Com o aumento de internações e considerando a confirmação da presença de uma nova variante do coronavírus em Gramado, a prefeitura de Novo Hamburgo, que registra 107% de ocupação em leitos de UTI adulto, faz um apelo:
— Pedimos que as pessoas sigam rigorosamente as recomendações amplamente debatidas, pois nossa estrutura é finita — pede o secretário de Saúde do município, Naasom Luciano.
No Vale do Taquari, todos os 65 leitos de UTI para covid-19 distribuídos em quatro cidades estão ocupados. É a primeira vez que isso acontece desde o início da pandemia. O Hospital Bruno Born, de Lajeado, divulgou um vídeo sobre a situação de ocupação de leitos e apresentou um plano de contingência para a situação de calamidade.
— Nos últimos dias, nas últimas semanas, o nosso atendimento cresceu em 200%. A nossa internação clínica, em 220%. É o momento mais crítico que o hospital vem passando — alerta Cristiano Dickel, diretor-executivo do hospital.
Já a prefeitura de Lajeado, além de um novo decreto publicado na terça-feira (23), divulgou medidas complementares para tentar frear a contaminação. Entre elas está a intensificação do monitoramento de casos ativos na cidade, para conferir se as pessoas com o vírus estão cumprindo o isolamento.
Alta na ocupação de leitos clínicos preocupa
Além da lotação das UTIs, que não para de subir no Rio Grande do Sul, outra preocupação dos hospitais é o aumento da ocupação de leitos clínicos. Para especialistas, isso pode indicar uma sobrecarga ainda maior das UTIs, que já estão no limite em muitas regiões do Estado. Na manhã desta quarta, havia 2.327 pacientes internados com covid-19 e 709 com suspeita da doença em leitos clínicos no Estado: um aumento de 40% na comparação com a quarta-feira da semana passada (17).
— Especialmente nesta pandemia, em que muitos pacientes que chegam até com sintomas leves acabam evoluindo para cuidados que necessitam de tratamento intensivo, isso é preocupante — explica o diretor médico da Santa Casa de Porto Alegre, Antônio Kalil.
Os profissionais da saúde explicam que as UTIs são as unidades mais cruciais no tratamento dos casos graves, mas setores de emergência e leitos clínicos também necessitam de atenção: quando há sobrecarga nessas áreas, o reflexo é sentido nas UTIs. Uma das primeiras medidas adotadas por hospitais em situações como essa é restringir o atendimento para contemplar apenas os casos mais graves.

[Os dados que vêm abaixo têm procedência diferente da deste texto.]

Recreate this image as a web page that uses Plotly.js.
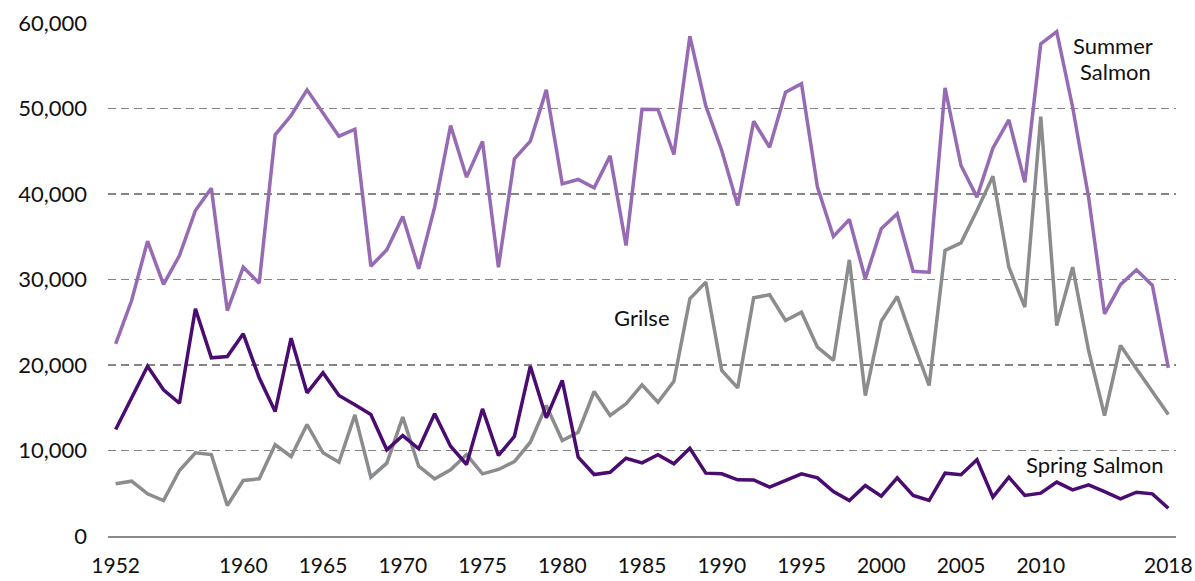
<!DOCTYPE html>
<html>
<head>
<meta charset="utf-8">
<script src="https://cdn.plot.ly/plotly-3.0.1.min.js"></script>
<style>
  html, body { margin: 0; padding: 0; background: #ffffff; }
  #chart { width: 1195px; height: 581px; }
</style>
</head>
<body>
<div id="chart"></div>
<script>
const years = [];
for (let y = 1952; y <= 2018; y++) years.push(y);

const summerSalmon = [
  22480, 27540, 34480, 29420, 32800, 38070, 40680, 26370, 31440, 29570,
  46920, 49180, 52180, 49500, 46760, 47580, 31560, 33470, 37370, 31250,
  38460, 48010, 41970, 46140, 31440, 44110, 46180, 52180, 41190, 41700,
  40720, 44460, 33980, 49920, 49880, 44620, 58460, 50300, 45090, 38650,
  48510, 45470, 51900, 52890, 40800, 35030, 37020, 30080, 35930, 37680,
  30970, 30850, 52420, 43330, 39630, 45360, 48670, 41380, 57560, 59000,
  50150, 39630, 25990, 29400, 31130, 29300, 19670
];

const springSalmon = [
  12460, 16160, 19860, 17100, 15530, 26570, 20840, 20990, 23650, 18500,
  14560, 23140, 16750, 19090, 16430, 15340, 14210, 10080, 11750, 10200,
  14290, 10500, 8360, 14870, 9420, 11640, 19860, 13820, 18190, 9220,
  7190, 7460, 9100, 8560, 9500, 8440, 10270, 7350, 7270, 6570,
  6550, 5710, 6490, 7270, 6800, 5200, 4150, 5910, 4660, 6800,
  4740, 4150, 7350, 7160, 8910, 4540, 6880, 4740, 5010, 6300,
  5400, 5990, 5200, 4350, 5120, 4930, 3250
];

const grilse = [
  6100, 6410, 4930, 4150, 7660, 9730, 9530, 3570, 6490, 6690,
  10670, 9300, 13040, 9730, 8630, 14170, 6880, 8520, 13900, 8160,
  6690, 7740, 9530, 7270, 7780, 8710, 10970, 15260, 11170, 12140,
  16900, 14090, 15460, 17680, 15650, 18100, 27740, 29690, 19360, 17330,
  27860, 28210, 25200, 26180, 22080, 20530, 32300, 16430, 25120, 28010,
  22670, 17600, 33390, 34290, 38070, 42080, 31440, 26760, 49060, 24620,
  31440, 21700, 14090, 22280, 19550, 16900, 14210
];

const xTickVals = [1952, 1960, 1965, 1970, 1975, 1980, 1985, 1990, 1995, 2000, 2005, 2010, 2018];
const xTickText = ["1952", "1960", "1965", "1970", "1975", "1980", "1985", "1990", "1995", "2000", "2005", "2010", "2018"];
const yTickVals = [0, 10000, 20000, 30000, 40000, 50000, 60000];

const FONT = 'Lato, "Open Sans", sans-serif';

const traces = [
  { x: years, y: grilse, name: 'Grilse', type: 'scatter', mode: 'lines',
    line: { color: '#8a8c8e', width: 3.5 } },
  { x: years, y: summerSalmon, name: 'Summer Salmon', type: 'scatter', mode: 'lines',
    line: { color: '#976bb4', width: 3.5 } },
  { x: years, y: springSalmon, name: 'Spring Salmon', type: 'scatter', mode: 'lines',
    line: { color: '#4b0c70', width: 3.5 } }
];

const layout = {
  width: 1195, height: 581,
  margin: { l: 108, r: 19, t: 23, b: 45, pad: 0 },
  paper_bgcolor: '#ffffff', plot_bgcolor: '#ffffff',
  showlegend: false,
  font: { family: FONT, size: 21, color: '#111111' },
  xaxis: {
    range: [1951.52, 2018.48],
    tickvals: xTickVals, ticktext: xTickText,
    showgrid: false, zeroline: false,
    showline: true, linecolor: '#8a8a8a', linewidth: 2,
    ticks: '', ticklabelstandoff: 10,
    tickfont: { family: FONT, size: 21, color: '#111111' },
    fixedrange: true
  },
  yaxis: {
    range: [0, 60000],
    tickvals: yTickVals, tickformat: ',d',
    showgrid: true, gridcolor: '#858585', gridwidth: 1.9, griddash: '8px,5px',
    zeroline: false, showline: false,
    ticks: '', ticklabelstandoff: 20,
    tickfont: { family: FONT, size: 22, color: '#111111' },
    fixedrange: true
  },
  annotations: [
    { x: 2014.53, y: 57400, xref: 'x', yref: 'y', text: 'Summer', showarrow: false,
      xanchor: 'center', yanchor: 'middle', font: { family: FONT, size: 22, color: '#111111' } },
    { x: 2014.69, y: 54350, xref: 'x', yref: 'y', text: 'Salmon', showarrow: false,
      xanchor: 'center', yanchor: 'middle', font: { family: FONT, size: 22, color: '#111111' } },
    { x: 1985.03, y: 25590, xref: 'x', yref: 'y', text: 'Grilse', showarrow: false,
      xanchor: 'center', yanchor: 'middle', font: { family: FONT, size: 22, color: '#111111' } },
    { x: 2013.34, y: 8400, xref: 'x', yref: 'y', text: 'Spring Salmon', showarrow: false,
      xanchor: 'center', yanchor: 'middle', font: { family: FONT, size: 22, color: '#111111' } }
  ]
};

Plotly.newPlot('chart', traces, layout, { displayModeBar: false, staticPlot: true });
</script>
</body>
</html>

— O hospital só restringe o atendimento quando não tem condições de atender os que estão dentro nem de continuar recebendo pacientes — diz o diretor-presidente do Grupo Hospitalar Conceição (GHC), Cláudio Oliveira.
Nos hospitais, depois do atendimento na emergência, o paciente pode ser internado em um leito clínico. Se evoluir para um caso mais grave, tende a ser encaminhado para a UTI. Ou seja, quanto maior o número de internados em leitos clínicos, maior é o temor de superlotação das UTIs.
Com isso, aumenta a chance de um paciente precisar de UTI por conta da agressividade da doença, somando aos que já estão sendo atendidos nessas unidades. O resultado é a superlotação.
— Uma unidade de internação lotada é sinal de que a médio prazo, até a curto prazo, nós vamos ter um aumento na ocupação de UTIs — informa Kalil.
Para evitar esse efeito cascata, os especialistas alertam que é preciso tomar muito cuidado também fora dos hospitais para barrar o avanço da doença: somente limitando a contaminação será possível diminuir os índices de lotação dos hospitais no Estado.